Monte Monaco (Monk Mountain), 532 m above sea level, is an imposing rocky massif, which rises on the East rocky coastline of the San Vito lo Capo’s promontory. The name (Monk Mountain) is due to the shape of its rock profile, seen by the “Tonnara di San Vito”, that seems a monk kneeling down. The majority of its climbing spots are  North or East faced, but some routes are South-West exposed too. The top of the Mountain is flat, and can be reached on foot, or by mountain bike.

As almost all the areas of this crag are North or East faced, the routes of Monte Monaco (except the ones of the Grande Occhio area) are sheltered by the sirocco, and recommended during the summer and the mid-seasons. The cliffs are beautiful vertical (or slightly overhanging) wall of excellent limestone, sometimes cut through by corners and cracks. There are about one hundred of routes (this number is increasing), of medium/high and high difficulties.

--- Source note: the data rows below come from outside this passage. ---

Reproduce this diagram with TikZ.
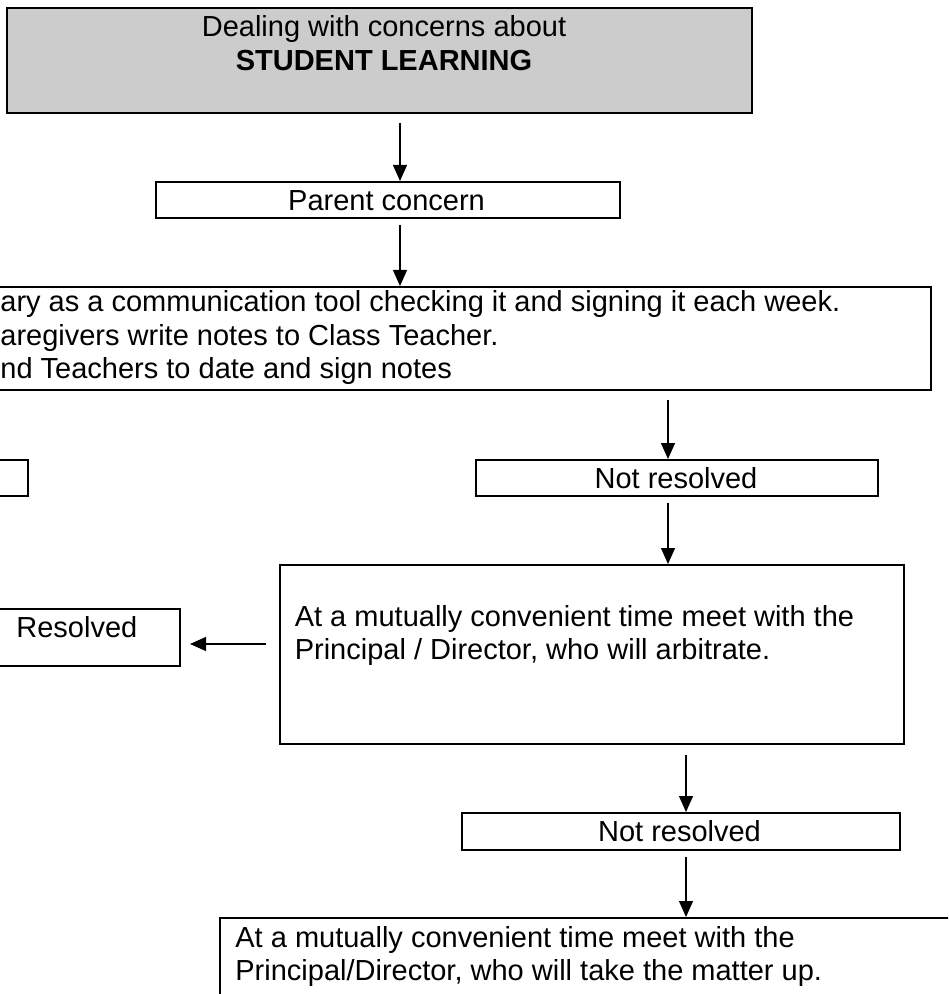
\documentclass[tikz,border=0pt]{standalone}
\usepackage{fontspec}
\setmainfont{Liberation Sans}
\usepackage{xcolor}
\definecolor{header-gray}{RGB}{204,204,204}
\usetikzlibrary{arrows.meta,positioning}
\newcommand{\flowfont}{\fontsize{14.5}{16.5}\selectfont}

\begin{document}
\begin{tikzpicture}[
    x=0.5pt, y=-0.5pt,
    flow box/.style={
        draw=black,
        line width=1pt,
        fill=white,
        inner sep=0pt
    },
    flow text/.style={
        font=\flowfont,
        inner sep=0pt
    },
    flow arrow/.style={
        draw=black,
        line width=0.6pt,
        -{Triangle[length=8pt,width=7pt]}
    }
]

% Page frame (the reference is cropped on the left)
\useasboundingbox (0,0) rectangle (948,994);
\fill[white] (0,0) rectangle (948,994);
\clip (0,0) rectangle (948,994);

% === HEADER ===
\node[flow box, fill=header-gray, minimum width=372.5pt, minimum height=52.5pt] (header) at (379.5,60.5) {};
\node[flow text, anchor=base] at ([xshift=2.25pt,yshift=-14.75pt]header.north) {Dealing with concerns about};
\node[flow text, anchor=base, font=\flowfont\bfseries] at ([xshift=2.25pt,yshift=-32pt]header.north) {STUDENT LEARNING};

% Parent concern
\node[flow box, minimum width=232pt, minimum height=18pt] (parent) at (388,200) {};
\node[flow text, anchor=base] at ([xshift=-0.75pt,yshift=-5.3pt]parent.center) {Parent concern};

% Diary box
\node[flow box, minimum width=495.5pt, minimum height=51.5pt] (diary) at (435.5,338.5) {};
\node[flow text, anchor=base west] at (0,312) {ary as a communication tool checking it and signing it each week.};
\node[flow text, anchor=base west] at (0,345) {aregivers write notes to Class Teacher.};
\node[flow text, anchor=base west] at (0,378) {nd Teachers to date and sign notes};

% === BRANCHES ===
% Left branch (cut off)
\node[flow box, minimum width=44pt, minimum height=18pt] (leftcut) at (-16,478) {};

% Not resolved 1
\node[flow box, minimum width=201pt, minimum height=18pt] (notres1) at (677,478) {};
\node[flow text, anchor=base] at ([xshift=-0.5pt,yshift=-5pt]notres1.center) {Not resolved};

% Meeting to arbitrate
\node[flow box, minimum width=312pt, minimum height=89.5pt] (meet1) at (592,654.5) {};
\node[flow text, anchor=base west] at ([xshift=7.7pt,yshift=-31pt]meet1.north west) {At a mutually convenient time meet with the};
\node[flow text, anchor=base west] at ([xshift=7.7pt,yshift=-47.5pt]meet1.north west) {Principal / Director, who will arbitrate.};

% Resolved
\node[flow box, minimum width=120pt, minimum height=28.5pt] (resolved) at (60,637.5) {};
\node[flow text, anchor=base west] at (16,637) {Resolved};

% Not resolved 2
\node[flow box, minimum width=219pt, minimum height=18.5pt] (notres2) at (681,831.5) {};
\node[flow text, anchor=base] at ([xshift=-0.75pt,yshift=-5pt]notres2.center) {Not resolved};

% Final meeting
\node[flow box, minimum width=395pt, minimum height=71pt] (meet2) at (615,989) {};
\node[flow text, anchor=base west] at ([xshift=8pt,yshift=-15pt]meet2.north west) {At a mutually convenient time meet with the};
\node[flow text, anchor=base west] at ([xshift=8pt,yshift=-31.5pt]meet2.north west) {Principal/Director, who will take the matter up.};

% === ARROWS ===
\coordinate (a1) at (400,123);
\coordinate (a2) at (400,225);
\coordinate (a3) at (668,400);
\coordinate (a4) at (668,503);
\coordinate (a5) at (686,755);
\coordinate (a6) at (686,857);
\coordinate (a7) at (266,644);
\draw[flow arrow] (a1) -- (a1 |- parent.north);
\draw[flow arrow] (a2) -- (a2 |- diary.north);
\draw[flow arrow] (a3) -- (a3 |- notres1.north);
\draw[flow arrow] (a4) -- (a4 |- meet1.north);
\draw[flow arrow] (a5) -- (a5 |- notres2.north);
\draw[flow arrow] (a6) -- (a6 |- meet2.north);
\draw[flow arrow, shorten >=4.5pt] (a7) -- (a7 -| resolved.east);

\end{tikzpicture}
\end{document}
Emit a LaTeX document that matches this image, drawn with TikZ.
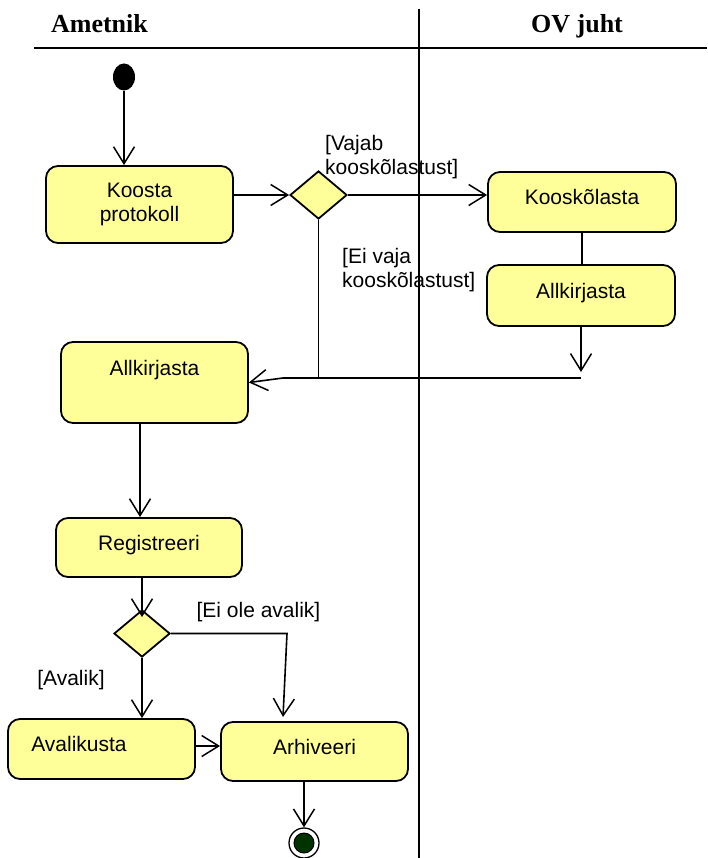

the space under the rock wall is not much wide, and the approach is longer and more tiring than the average in San Vito lo Capo. Thus this crag is not good for children.

In addition to the single pitch routes, Monte Monaco offers some nice multipitches route, which will be added at a later release of this guide.



The nearest international airports to San Vito lo Capo are the one of Trapani and the one of Palermo. The airport of Trapani is the nearest one (45 minutes by car), but the airport of Palermo (60 minutes by car) offer much more international flights. Once at Trapani (or Palermo), it’s convenient to book a rental car to San Vito together with the flight, as the public transport from Trapani (or Palermo) is not regular. As an alternative, you can book a private transfer, and once you are in San Vito, you can get around on foot, or by a rental bicycle


You can take a ferry to Palermo from many harbors: Genova, Livorno,  Civitavecchia (near Roma), Napoli,  Salerno, or from Cagliari (in Sardegna). From Civitavecchia or Naples the ferry sets sail in the evening and arrive in the early morning. If you have a car, it’s convenient boarding with your car, or, as an alternative, booking a rental car to San Vito (or a private transfer).


From Palermo take the highway E90 toward Trapani, and exit to Castellammare del Golfo. Once at Castellammare del Golfo (SS 731) follow the signs to Custonaci, and take the SS187 road. Once at the fork to Custonaci, turn right and take the SP16 road. Continue on the SP16 road, up to San Vito lo Capo, crossing first Custonaci, then Purgatorio, then Castelluzzo, and finally Màcari.


From Trapani take the SS187 road toward San Vito lo Capo. Once at the fork to Custonaci, turn left and take the SP16 road.  Continue on the SP16 road, up to San Vito lo Capo, crossing first Custonaci, then Purgatorio, then Castelluzzo, Màcari, and finally San Vito.